The blue dinner - EU・ジャパンフェスト日本委員会

The blue dinner

Dimitri Mallet|Artist/Vice President of asbl Coopra

“The Blue Hour” is a multidisciplinary project including architecture, installation and events all inspired by this particular moment of time when in the morning the sky is full of an electric blue and nature is completely silent.
“The Blue Hour” project takes part as Esch22 European capital of culture.

We both together organized events which ranged from concerts, talks with biologists, linguists, historians of art and architecture. Each event was linked to one of the aspects of the blue hour: silence, ecology, color…

With the support of EU Japan Fest we organized in June an encounter between the farmer Hélène Reglain and the Japanese poet Ryoko Sekiguchi. The two parts of the event – a talk and a dinner –

The talk interrogated : How contemporary world can be eaten better? How we can produce better What is it to eat something like a color ? How to reconsider the living ? What’s the taste of timing? After the talk, we experienced during the dinner the « blue » in our body and in our spirit by eating it.

Ryoko Sekiguchi’s speech ©Jacqueline Trichard
Dishes for the dinner. Vegetables from Hélène Reglain’s farm (La Ferme d’Artaud). ©Jacqueline Trichard


Two books influenced me to imagine this event: The first one is “Nagori” by Ryoko Sekiguchi. A poem on the melancholia of the end of the season. The second one is “The One straw revolution” by Masanobu Fukuoka in which the author explains his philosophy of the Natural Farming and considers the knowledge of contemporary society, contemporary humans in the farmer industry. These two readings allowed me to understand what’s to be a human in an ecosystem which destroys it but how it can be possible to have a virtuous escape, or at least full of hope.

The event in these two parts help us to understand that one of the ways is the sharing, the communication with words but also with time, with gaze, with other being lives than humans.This involves questioning what surrounds us, paying attention to it, listening to it, since we are what surrounds us: “The meteorological phenomena infiltrate us, not punctually, but all the time. We are in constant dance and transformation, together with the air that surrounds us, with the sky that illuminates us. We let others invite themselves into our bodies. If we like to put in our mouths those, which are freshly picked, it is so that our body finds itself closer to the sky of the day. The beings, who have breathed the air of the day before, who have felt the blue hour, enter us. The community of glows, of the blue hour. They will thus inhabit our bodies, dressed in the color of the sky we have just contemplated.” (1)

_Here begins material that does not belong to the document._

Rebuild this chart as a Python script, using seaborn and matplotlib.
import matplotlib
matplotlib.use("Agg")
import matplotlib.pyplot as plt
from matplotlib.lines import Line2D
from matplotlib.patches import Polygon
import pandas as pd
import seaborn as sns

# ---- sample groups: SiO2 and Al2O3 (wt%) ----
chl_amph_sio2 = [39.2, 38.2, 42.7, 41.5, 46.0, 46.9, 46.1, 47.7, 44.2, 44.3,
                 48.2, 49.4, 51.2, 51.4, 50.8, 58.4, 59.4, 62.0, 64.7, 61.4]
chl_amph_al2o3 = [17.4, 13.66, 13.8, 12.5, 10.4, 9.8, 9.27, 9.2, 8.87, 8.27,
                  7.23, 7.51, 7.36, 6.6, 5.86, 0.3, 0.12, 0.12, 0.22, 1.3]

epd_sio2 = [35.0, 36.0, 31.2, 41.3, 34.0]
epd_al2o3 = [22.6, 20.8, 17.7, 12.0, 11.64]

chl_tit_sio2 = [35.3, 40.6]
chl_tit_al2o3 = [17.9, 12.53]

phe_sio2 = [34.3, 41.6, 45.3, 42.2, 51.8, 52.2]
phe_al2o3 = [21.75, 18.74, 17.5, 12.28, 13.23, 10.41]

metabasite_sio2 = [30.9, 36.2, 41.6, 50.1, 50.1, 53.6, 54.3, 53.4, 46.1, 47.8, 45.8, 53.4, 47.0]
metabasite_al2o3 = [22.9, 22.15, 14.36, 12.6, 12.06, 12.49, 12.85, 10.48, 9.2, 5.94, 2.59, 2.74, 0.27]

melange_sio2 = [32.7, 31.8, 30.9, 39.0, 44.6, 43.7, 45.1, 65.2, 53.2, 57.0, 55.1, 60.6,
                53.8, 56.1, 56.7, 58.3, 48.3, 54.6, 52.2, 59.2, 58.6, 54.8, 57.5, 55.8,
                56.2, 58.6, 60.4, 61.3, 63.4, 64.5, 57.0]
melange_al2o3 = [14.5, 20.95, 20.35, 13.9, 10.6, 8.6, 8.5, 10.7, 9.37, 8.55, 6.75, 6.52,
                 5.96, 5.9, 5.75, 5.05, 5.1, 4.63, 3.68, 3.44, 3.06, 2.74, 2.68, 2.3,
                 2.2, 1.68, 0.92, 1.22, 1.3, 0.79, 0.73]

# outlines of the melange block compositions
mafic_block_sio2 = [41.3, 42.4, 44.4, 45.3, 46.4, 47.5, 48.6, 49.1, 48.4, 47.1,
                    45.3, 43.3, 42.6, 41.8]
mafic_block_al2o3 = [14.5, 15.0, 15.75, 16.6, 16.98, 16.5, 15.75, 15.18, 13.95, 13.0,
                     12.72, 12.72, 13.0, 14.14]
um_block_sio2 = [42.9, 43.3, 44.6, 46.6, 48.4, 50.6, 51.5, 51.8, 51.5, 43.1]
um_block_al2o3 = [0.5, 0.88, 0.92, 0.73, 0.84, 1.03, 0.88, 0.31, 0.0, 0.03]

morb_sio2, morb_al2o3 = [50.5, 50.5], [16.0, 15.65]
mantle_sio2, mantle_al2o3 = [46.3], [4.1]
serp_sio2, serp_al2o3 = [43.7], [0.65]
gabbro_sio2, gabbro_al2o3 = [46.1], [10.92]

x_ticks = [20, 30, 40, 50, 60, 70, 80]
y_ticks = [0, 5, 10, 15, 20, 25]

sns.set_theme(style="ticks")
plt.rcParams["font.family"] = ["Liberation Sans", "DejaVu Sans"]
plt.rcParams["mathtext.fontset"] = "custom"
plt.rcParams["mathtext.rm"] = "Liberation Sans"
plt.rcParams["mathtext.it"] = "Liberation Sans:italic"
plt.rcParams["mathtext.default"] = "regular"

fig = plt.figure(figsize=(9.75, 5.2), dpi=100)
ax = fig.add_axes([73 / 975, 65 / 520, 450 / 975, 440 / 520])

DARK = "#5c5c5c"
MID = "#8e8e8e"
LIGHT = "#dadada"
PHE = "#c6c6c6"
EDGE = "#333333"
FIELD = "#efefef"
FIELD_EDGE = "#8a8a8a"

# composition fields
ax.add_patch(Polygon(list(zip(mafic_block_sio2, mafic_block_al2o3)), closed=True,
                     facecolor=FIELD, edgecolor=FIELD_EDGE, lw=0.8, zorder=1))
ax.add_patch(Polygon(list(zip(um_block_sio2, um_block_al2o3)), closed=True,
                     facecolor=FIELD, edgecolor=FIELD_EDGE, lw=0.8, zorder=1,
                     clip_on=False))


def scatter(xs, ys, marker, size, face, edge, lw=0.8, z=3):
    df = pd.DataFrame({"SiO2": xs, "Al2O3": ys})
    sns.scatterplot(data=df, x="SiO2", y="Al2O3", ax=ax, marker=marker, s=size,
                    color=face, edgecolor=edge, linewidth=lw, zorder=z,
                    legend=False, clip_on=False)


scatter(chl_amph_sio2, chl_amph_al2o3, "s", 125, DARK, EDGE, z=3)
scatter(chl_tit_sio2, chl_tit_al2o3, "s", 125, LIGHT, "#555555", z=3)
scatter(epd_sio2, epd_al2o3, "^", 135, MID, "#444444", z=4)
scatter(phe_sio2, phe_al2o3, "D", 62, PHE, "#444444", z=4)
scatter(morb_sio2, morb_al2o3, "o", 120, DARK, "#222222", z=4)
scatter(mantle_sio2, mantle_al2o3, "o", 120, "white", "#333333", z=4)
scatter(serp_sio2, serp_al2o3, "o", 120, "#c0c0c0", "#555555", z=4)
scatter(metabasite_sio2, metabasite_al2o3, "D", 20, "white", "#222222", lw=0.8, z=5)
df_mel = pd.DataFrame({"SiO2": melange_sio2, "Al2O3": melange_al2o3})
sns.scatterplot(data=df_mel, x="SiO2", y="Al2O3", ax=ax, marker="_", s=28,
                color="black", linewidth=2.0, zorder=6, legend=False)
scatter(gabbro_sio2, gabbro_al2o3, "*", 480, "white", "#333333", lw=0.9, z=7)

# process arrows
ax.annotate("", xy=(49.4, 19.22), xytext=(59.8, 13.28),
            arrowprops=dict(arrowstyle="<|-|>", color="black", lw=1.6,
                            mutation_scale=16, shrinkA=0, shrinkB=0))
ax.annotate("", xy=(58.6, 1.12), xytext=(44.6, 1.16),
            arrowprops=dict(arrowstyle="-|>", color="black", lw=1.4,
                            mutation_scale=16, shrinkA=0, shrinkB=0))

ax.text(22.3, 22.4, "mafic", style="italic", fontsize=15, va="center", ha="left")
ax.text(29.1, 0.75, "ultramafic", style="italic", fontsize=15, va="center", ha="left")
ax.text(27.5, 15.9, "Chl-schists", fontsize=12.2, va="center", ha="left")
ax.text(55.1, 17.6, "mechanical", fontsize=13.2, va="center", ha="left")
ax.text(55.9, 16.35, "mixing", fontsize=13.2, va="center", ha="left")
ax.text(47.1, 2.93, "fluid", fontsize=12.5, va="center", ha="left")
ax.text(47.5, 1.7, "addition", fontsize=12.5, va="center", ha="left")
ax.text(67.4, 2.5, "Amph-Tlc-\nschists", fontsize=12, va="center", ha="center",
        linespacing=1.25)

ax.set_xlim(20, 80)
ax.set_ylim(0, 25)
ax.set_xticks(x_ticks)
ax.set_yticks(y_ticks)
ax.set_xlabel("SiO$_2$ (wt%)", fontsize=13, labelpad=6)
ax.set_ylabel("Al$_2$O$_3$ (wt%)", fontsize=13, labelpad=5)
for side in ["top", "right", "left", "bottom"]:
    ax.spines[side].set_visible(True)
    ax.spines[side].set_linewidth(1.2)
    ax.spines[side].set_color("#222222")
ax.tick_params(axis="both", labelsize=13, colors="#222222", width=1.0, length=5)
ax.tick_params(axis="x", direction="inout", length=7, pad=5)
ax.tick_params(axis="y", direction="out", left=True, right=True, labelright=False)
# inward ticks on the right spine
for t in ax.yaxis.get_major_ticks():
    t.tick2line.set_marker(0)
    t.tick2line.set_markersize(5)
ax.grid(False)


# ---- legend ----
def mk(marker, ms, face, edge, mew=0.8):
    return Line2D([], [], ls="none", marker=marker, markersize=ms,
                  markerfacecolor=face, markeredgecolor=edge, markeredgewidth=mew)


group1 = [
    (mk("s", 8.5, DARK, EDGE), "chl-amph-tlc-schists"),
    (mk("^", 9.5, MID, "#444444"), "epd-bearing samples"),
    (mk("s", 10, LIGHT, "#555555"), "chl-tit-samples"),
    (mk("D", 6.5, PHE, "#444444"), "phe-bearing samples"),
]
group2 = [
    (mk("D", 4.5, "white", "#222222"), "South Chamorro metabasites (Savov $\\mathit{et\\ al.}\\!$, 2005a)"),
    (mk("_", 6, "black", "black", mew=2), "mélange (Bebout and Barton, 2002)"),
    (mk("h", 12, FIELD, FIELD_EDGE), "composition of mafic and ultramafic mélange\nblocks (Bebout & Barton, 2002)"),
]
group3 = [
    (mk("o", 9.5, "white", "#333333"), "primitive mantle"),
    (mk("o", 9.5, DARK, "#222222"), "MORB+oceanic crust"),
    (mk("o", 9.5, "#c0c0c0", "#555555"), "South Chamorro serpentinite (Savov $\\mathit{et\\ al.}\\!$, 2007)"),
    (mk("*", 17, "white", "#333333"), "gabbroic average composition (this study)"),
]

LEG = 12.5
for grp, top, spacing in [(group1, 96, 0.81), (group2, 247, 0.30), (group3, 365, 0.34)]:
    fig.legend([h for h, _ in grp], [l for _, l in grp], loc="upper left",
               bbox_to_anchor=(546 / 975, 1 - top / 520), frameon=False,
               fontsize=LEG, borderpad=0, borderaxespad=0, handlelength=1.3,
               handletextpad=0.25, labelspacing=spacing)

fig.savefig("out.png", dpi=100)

Rather than a farmer, Hélène Reglain declares herself as a “vegetable breeder”, and that changes everything. The hierarchical relationship of the living is thus ploughed, mixed. There is a lot of tenderness in this denomination. It translates what Fukuoka had felt: this humility of a man who lives with in the nature: « Men don’t know anything at all. There is no intrinsic value in anything, and every action is a futile and meaningless effort. […] It is generally believed that there is nothing more magnificent than human intelligence, that human beings are creatures of special value, and that their creations and achievements as reflected by culture and history are wonderful testimonies to this. This is at least the general belief. […] All human intelligence and effort is negligible…. » (2)
We ate words, listened to vegetables, looked at perfumes, senses upside down to communicate together in this suspended moment. It is difficult to define when a taste dissipates in the mouth, when a perfume evaporates into thousands of small particles within us, only to be smelled by our memory. The moment we shared around “The Blue Hour” acted like this, well beyond the minute of silence and blue, beyond the day and the night.

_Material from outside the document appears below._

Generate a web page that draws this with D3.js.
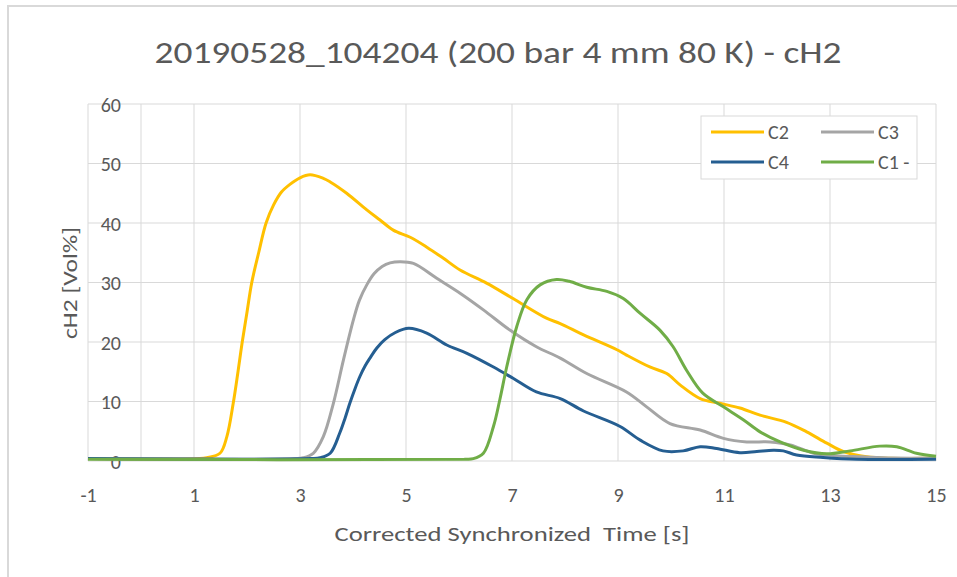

We thought of the project « The Blue Hour » as an itinerant project. The architecture and the work of art can be dismantled and like a circus tent which, as a nomad, enjoys showing off the tricks of the acrobats, we wish to reassemble it elsewhere, abroad, in order to eat other blue hours, to make other languages, other voices, perhaps even silent ones.


Dimitri Mallet, July 2022.

1 – Ryoko Sekiguchi in “The blue dream”, 2022. A text on “The Blue Hour” project.
2 – Masanobu Fukuoka, “The One-Straw Revolution”, 1975, Guy Trédaniel Editions, 2004.